Parlami d’amore, recensione

In una piovosa notte romana due anime tormentate in cerca di conforto avranno un’incidente d’auto, la depressa e farmaco-dipendente Nicole (Aitana Sánchez-Gijón) incastrata in una vita che sembra non appartenerle più e un matrimonio affossato dalla routine e l’irrequieto, ma romantico Sasha (Silvio Muccino), appena sfrattato da una comunità di recupero dove è stato cresciuto da genitori tossicodipendenti. Nicole si addormeterà al volante investendo l’auto di Sasha e quasi uccidendo un cane, ma questo catastrofico incontro-scontro servirà ai due per conoscersi ed iniziare un rapporto d’amicizia.

Sasha. che al contrario dell’agiata Nicole ha bisogno di lavorare per  vivere. si sta occupando di restaurare una villa per il padre di Benedetta (Carolina Crescentini), la ragazza è una cotta pre-adoscenziale che ha segnato Sasha per sempre. ma la timidezza e la paura di un rifiuto hanno impedito sinora al ragazzo di confessare i suoi sentimenti, il che ci riporta a Nicole che deciderà di aiutare Sasha a corteggiare e conquistare la ricca e un pò snob Benedetta, anche se in cuor suo Nicole sente di provare un sentimento forte per Sasha, il quale dal canto suo è piuttosto confuso e ci metterà un po’ a capire quale siano in realtà le sue priorità amorose.

Debutto alla regia per il fratello d’arte Sivio Muccino, che intelligentemente affronta il grande passo muovendosi all’interno di confini familiari con una sceneggiatura tratta da un suo romanzo scritto a quattro mani con Carla Vangelista anche co-sceneggiatrice dell’adattamento. Chiaramente il film affrontando dinamiche amorose e un tema irto di spigolosità come la dipendenza nel senso piu ampio e deleterio del termine, costringe Muccino a sfruttare all’interno della narrazione diversi spunti melodrammatici alla ricerca di un facile ritorno emotivo da parte dello spettatore, senza contare una parte romance a tratti un po’ forzata, anche se non priva di una gradevole ingenuità di fondo.

Parlami d’amore ha chiaramente molti dei fisiologici e più che comprensibili difetti di un’opera prima ed proprio per questo che andrebbe giudicata come tale, chi per osmosi pretende riverberi di un nuovo Gabriele Muccino prenderà un granchio colossale e chi invece cerca una maturità registica che è naturalmente ben lungi dall’essere raggiunta parte chiaramente prevenuto.
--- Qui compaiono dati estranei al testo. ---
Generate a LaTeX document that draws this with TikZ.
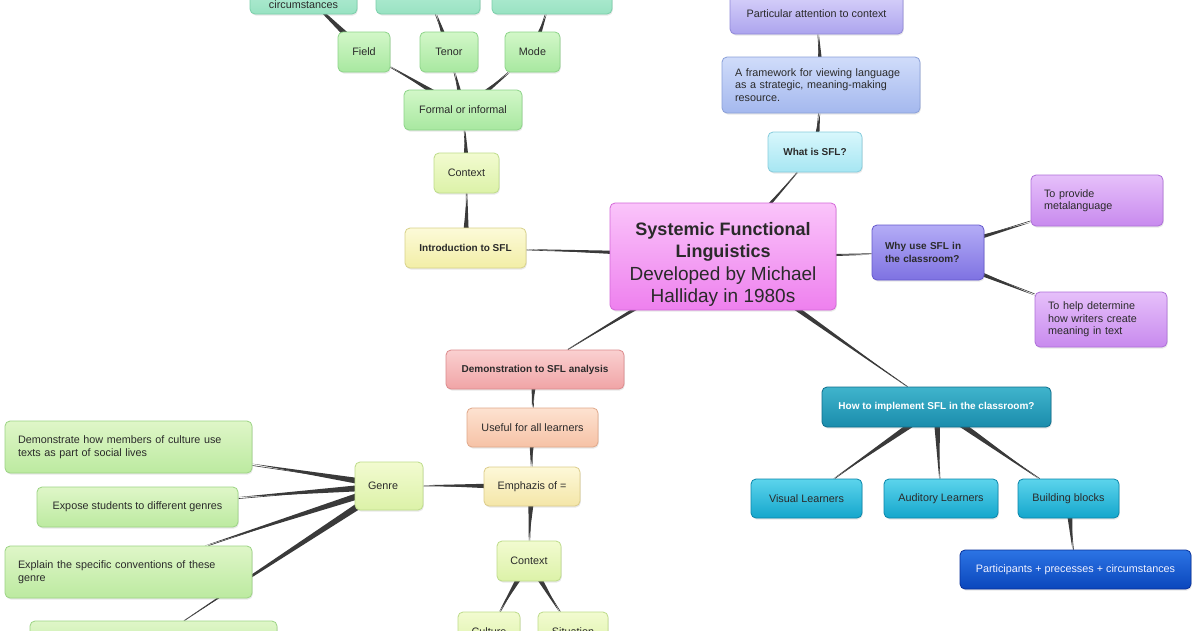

L’esordio di Muccino è piuttosto formale, a tratti elegante nella messinscena e rispecchia l’ingenuità di chi ancora non possiede un’adeguata dose di cinismo che avrebbe reso il film senza dubbio meno prevedibile e cosa ancor più rilevante il film nasce dalle pagine di un romanzo, che come spesso capita non sempre su schermo funzionano come dovrebbero.

Note di produzione: nel cast figurano anche Geraldine Chaplin e Flavio Parenti, le musiche sono di Andrea Guerra che ha composto anche il brano della colonna sonora Tear Down These Houses scritto e interpretato da Skin. Il film ha vinto un David Giovani e un Nastro d’Argento 2008 alla miglior fotografia assegnato ad Arnaldo Catinari.